Canada must broaden and deepen its economic ties with China over the coming years. Achieving this will require that the federal government, together with the provinces and territories, provide an overall strategic direction to move Canada’s economic ties with China forward. Work must be done by both countries to remove the obstacles that stand in the way of enhanced, mutually beneficial two-way trade and investment. Yet, it is ultimately businesses that do business. More than ever, it is essential that Canadian companies of all sizes and across all sectors grow to become globally competitive players in China.
• A Canada–China economic partnership must begin with a solid political relationship at every level. Ongoing, two-way exchanges between Canadian political leaders and their Chinese counterparts are key to forming that relationship. The federal government must form a Canada–China Strategic Dialogue.
• The federal government must establish an overarching, visible Canadian brand under which all sectors of the economy can consistently market themselves to China.
• The federal government must assist Canadian businesses in breaking into the Chinese market by providing them with introductions to officials in Chinese provinces and cities where business links can be built. In China, introductions by government leaders pave the way to business ties.
• So that Canada can become China’s gateway to North America, Canada’s infrastructure, including seaports, railways, roadways, customs facilities and airports, and the operation of that infrastructure, must act as facilitators and catalysts of growth, both in trade and in the number of jobs associated with trade.
• Canada must improve its record of skills and innovation. Canada’s education system must equip students with world-class communications, mathematics and science skills so that its workforce is able to work in a global business environment and can continue to create the sophisticated products China and other large markets demand.
• Canada needs to focus on its strengths in its mining and energy sectors, its agricultural sector, its high-value-added manufacturing and technological industries and its commercial services areas. Canada must deepen and broaden its goods-and-services trade with China. Not only must Canada increase the volumes of exchange, but it must also broaden it across all sectors to include more high-value-added products and processes. Canada must do this not only in sectors where it currently has niches of expertise, but also in budding sectors such as green technology. There is room to build strong partnerships with China in many of these areas.
• Canada must ensure that it continues to welcome foreign direct investment, including from China. Canada and China must conclude the Foreign Investment Protection Agreement (FIPA), under negotiation since 2004, to provide a solid long-term framework for two-way investment, with comprehensive, high standards of protection for investors and recipients in both countries.

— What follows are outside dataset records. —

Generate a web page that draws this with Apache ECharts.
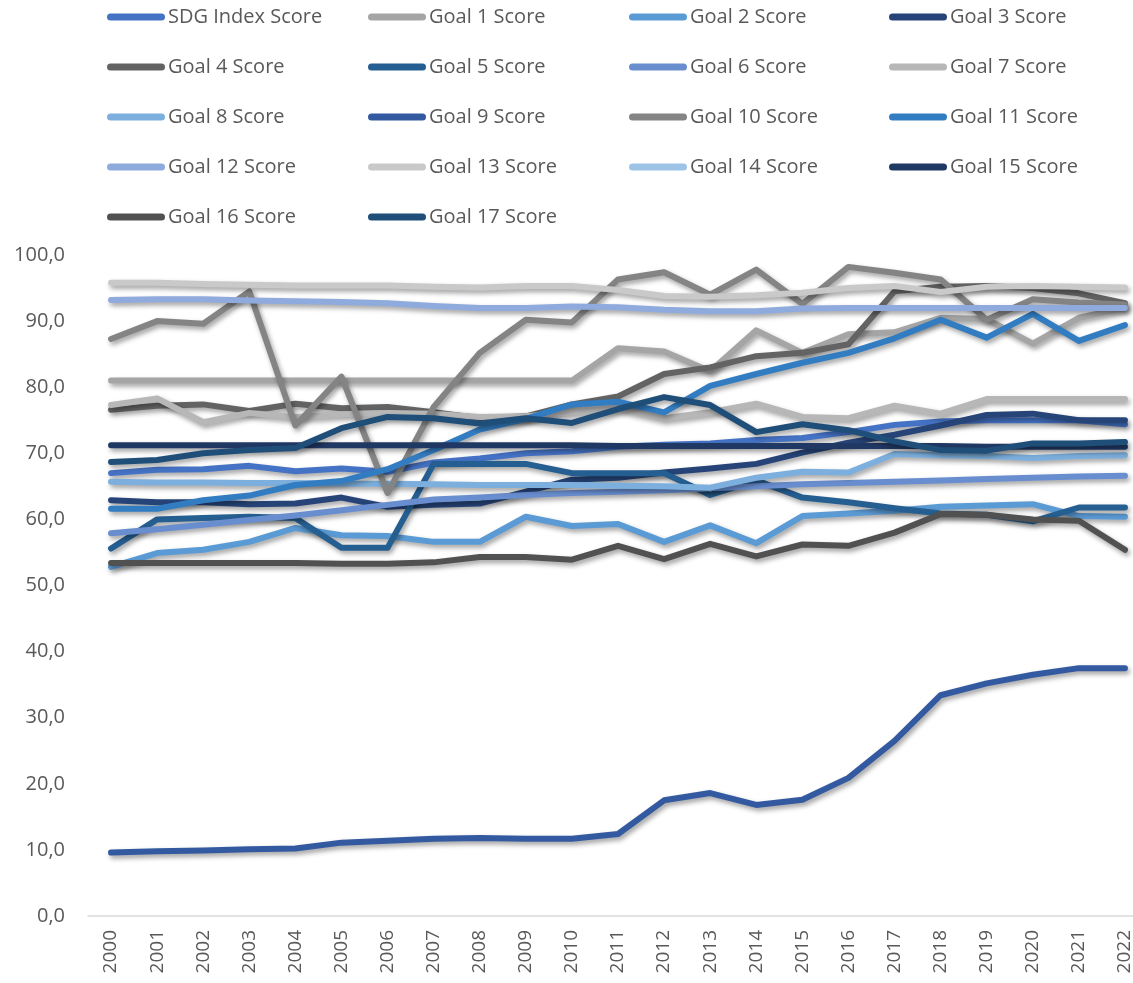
<!DOCTYPE html>
<html>
<head>
<meta charset="utf-8">
<title>SDG Scores 2000–2022</title>
<script src="https://cdn.jsdelivr.net/npm/echarts@6/dist/echarts.min.js"></script>
<style>
  html, body { margin: 0; padding: 0; background: #ffffff; overflow: hidden; }
  /* the drawing surface is a little wider than the page; the plot area runs past the right edge */
  #chart { width: 1148px; height: 983px; }
</style>
</head>
<body>
<div id="chart"></div>
<script>
// Years on the category axis
const years = ['2000','2001','2002','2003','2004','2005','2006','2007','2008','2009','2010',
               '2011','2012','2013','2014','2015','2016','2017','2018','2019','2020','2021','2022'];

// Scores per year (0–100)
const sdgIndex = [67.0,67.5,67.6,68.1,67.3,67.7,67.2,68.6,69.2,70.0,70.3,71.0,71.3,71.5,72.0,72.3,73.2,74.3,74.8,75.0,75.0,75.0,74.4];
const goal1  = [81.0,81.0,81.0,81.0,81.0,81.0,81.0,81.0,81.0,81.0,81.0,85.9,85.4,82.4,88.6,85.2,88.0,88.3,90.5,90.3,86.6,90.5,92.0];
const goal2  = [52.8,54.9,55.4,56.6,58.7,57.6,57.5,56.6,56.6,60.4,59.0,59.3,56.6,59.1,56.4,60.5,60.9,61.3,61.9,62.1,62.3,60.5,60.4];
const goal3  = [62.9,62.6,62.6,62.3,62.4,63.3,61.9,62.2,62.4,64.2,66.0,66.3,67.1,67.7,68.4,70.1,71.6,72.8,74.2,75.8,76.0,75.0,75.0];
const goal4  = [76.6,77.2,77.4,76.4,77.5,76.8,77.0,76.2,75.3,75.6,77.4,78.6,82.0,83.0,84.7,85.2,86.5,94.5,95.2,95.3,95.0,94.2,92.7];
const goal5  = [55.6,60.0,60.2,60.4,60.2,55.7,55.7,68.4,68.4,68.4,67.0,67.0,67.0,63.7,65.9,63.3,62.6,61.7,60.9,60.7,59.7,61.8,61.8];
const goal6  = [57.9,58.5,59.2,59.9,60.6,61.4,62.2,63.0,63.3,63.7,64.0,64.2,64.4,64.7,65.0,65.3,65.5,65.7,65.9,66.1,66.3,66.5,66.6];
const goal7  = [77.3,78.3,74.7,76.1,75.5,75.9,76.1,76.0,75.5,75.6,76.2,76.9,75.3,76.2,77.5,75.5,75.3,77.2,76.0,78.2,78.2,78.2,78.2];
const goal8  = [65.7,65.6,65.6,65.5,65.5,65.4,65.4,65.3,65.2,65.2,65.2,65.1,65.0,64.8,66.3,67.2,67.1,69.9,69.7,69.6,69.3,69.6,69.7];
const goal9  = [9.6,9.8,9.9,10.1,10.2,11.1,11.4,11.7,11.8,11.7,11.7,12.4,17.5,18.6,16.8,17.6,20.9,26.5,33.4,35.2,36.5,37.5,37.5];
const goal10 = [87.3,90.0,89.6,94.5,74.2,81.6,64.0,77.0,85.2,90.2,89.8,96.3,97.4,94.0,97.8,92.6,98.2,97.3,96.3,90.2,93.3,92.8,92.5];
const goal11 = [61.6,61.6,62.9,63.6,65.2,65.8,67.6,70.5,73.6,75.2,77.4,77.8,76.2,80.2,82.0,83.7,85.2,87.4,90.2,87.5,91.1,87.0,89.4];
const goal12 = [93.2,93.3,93.3,93.1,93.0,92.9,92.7,92.3,92.0,92.0,92.2,92.1,91.7,91.5,91.5,91.9,92.0,92.0,92.0,92.0,92.0,92.0,92.0];
const goal13 = [95.8,95.8,95.6,95.5,95.4,95.4,95.4,95.2,95.1,95.3,95.3,94.7,93.8,93.7,93.9,94.3,95.0,95.3,94.4,95.2,95.3,95.2,95.1];
const goal14 = [null,null,null,null,null,null,null,null,null,null,null,null,null,null,null,null,null,null,null,null,null,null,null];
const goal15 = [71.2,71.2,71.2,71.2,71.2,71.2,71.2,71.2,71.2,71.2,71.2,71.1,71.1,71.1,71.1,71.1,71.1,71.1,71.1,71.0,71.0,71.0,71.0];
const goal16 = [53.4,53.4,53.4,53.4,53.4,53.3,53.3,53.5,54.3,54.3,53.9,56.0,54.0,56.3,54.4,56.2,56.0,58.0,60.8,60.7,60.0,59.8,55.4];
const goal17 = [68.7,69.0,70.0,70.5,70.8,73.8,75.5,75.3,74.5,75.3,74.6,76.7,78.5,77.3,73.2,74.4,73.5,71.8,70.5,70.4,71.5,71.5,71.7];

const seriesNames = ['SDG Index Score','Goal 1 Score','Goal 2 Score','Goal 3 Score','Goal 4 Score','Goal 5 Score',
  'Goal 6 Score','Goal 7 Score','Goal 8 Score','Goal 9 Score','Goal 10 Score','Goal 11 Score','Goal 12 Score',
  'Goal 13 Score','Goal 14 Score','Goal 15 Score','Goal 16 Score','Goal 17 Score'];
const seriesData = [sdgIndex, goal1, goal2, goal3, goal4, goal5, goal6, goal7, goal8, goal9,
  goal10, goal11, goal12, goal13, goal14, goal15, goal16, goal17];
const seriesColors = ['#4472C4','#A5A5A5','#5B9BD5','#264478','#636363','#255E91','#698ED0','#B7B7B7',
  '#7CAFDD','#335AA1','#848484','#327DC2','#8FAADC','#C9C9C9','#9DC3E6','#203864','#515151','#1F4E79'];

const FONT = '"Open Sans", "DejaVu Sans", sans-serif';
const TEXT_COLOR = '#595959';

// Legend laid out as a 4-column grid, one legend component per entry
const legendColX = [107, 368, 629, 889];
const legendRowY = [17, 67, 117, 167, 217];
const pill = 'path://M3.5,0H54.5A3.5,3.5,0,0,1,54.5,7H3.5A3.5,3.5,0,0,1,3.5,0Z';
const legends = seriesNames.map((name, i) => ({
  show: true,
  data: [name],
  left: legendColX[i % 4],
  top: legendRowY[Math.floor(i / 4)] - 12,
  padding: 0,
  icon: pill,
  itemWidth: 58,
  itemHeight: 7,
  selectedMode: false,
  textStyle: {
    fontFamily: FONT,
    fontSize: 20,
    color: TEXT_COLOR,
    lineHeight: 24,
    padding: [0, 0, 0, -2]
  }
}));

const series = seriesNames.map((name, i) => ({
  name: name,
  type: 'line',
  data: seriesData[i],
  symbol: 'none',
  connectNulls: false,
  itemStyle: { color: seriesColors[i] },
  lineStyle: {
    color: seriesColors[i],
    width: 6,
    cap: 'round',
    join: 'round',
    shadowColor: 'rgba(0,0,0,0.38)',
    shadowBlur: 5,
    shadowOffsetX: 2,
    shadowOffsetY: 3
  },
  emphasis: { disabled: true },
  animation: false
}));

const chart = echarts.init(document.getElementById('chart'), null, { renderer: 'canvas' });
chart.setOption({
  backgroundColor: '#ffffff',
  animation: false,
  legend: legends,
  grid: { left: 88, top: 255, right: 0, bottom: 67, containLabel: false },
  xAxis: {
    type: 'category',
    data: years,
    boundaryGap: true,
    axisLine: { show: true, lineStyle: { color: '#D9D9D9', width: 1.5 } },
    axisTick: { show: false },
    axisLabel: {
      interval: 0,
      rotate: 90,
      margin: 14,
      fontFamily: FONT,
      fontSize: 19,
      color: TEXT_COLOR
    },
    splitLine: { show: false }
  },
  yAxis: {
    type: 'value',
    min: 0,
    max: 100,
    interval: 10,
    axisLine: { show: false },
    axisTick: { show: false },
    splitLine: { show: false },
    axisLabel: {
      margin: 23,
      fontFamily: FONT,
      fontSize: 20,
      color: TEXT_COLOR,
      formatter: v => v.toFixed(1).replace('.', ',')
    }
  },
  series: series
});
</script>
</body>
</html>
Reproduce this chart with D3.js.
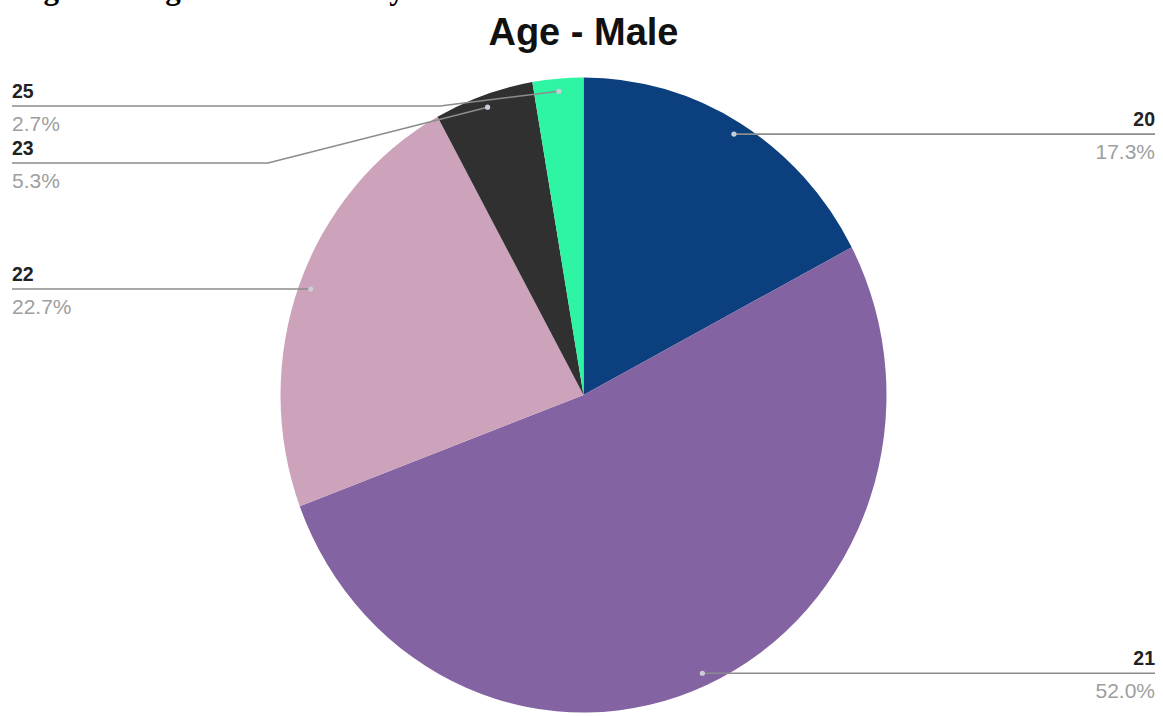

• As trade-dependent countries, both Canada and China must collaborate through international institutions and fora and work with other international partners to stop protectionism and promote rules-based trade liberalization. Canada should also take the first step in exploring the viability of a comprehensive free-trade agreement with China.
• With China’s granting of Approved Destination Status (ADS) to Canada in December 2009, the federal government must move to market Canada as a travel destination to China’s growing population of overseas tourists.
What this means for Canadian business
For a country such as Canada, whose prosperity is closely tied to global trade, gaining access to new markets for its goods and services and to new sources of capital is not an option, it is a necessity. As China is the world’s fastest-growing and soon-to-be second-largest economy, pursuing the new opportunities tied to a rising China is in the best interest of, not only Canadian businesses but, all Canadians.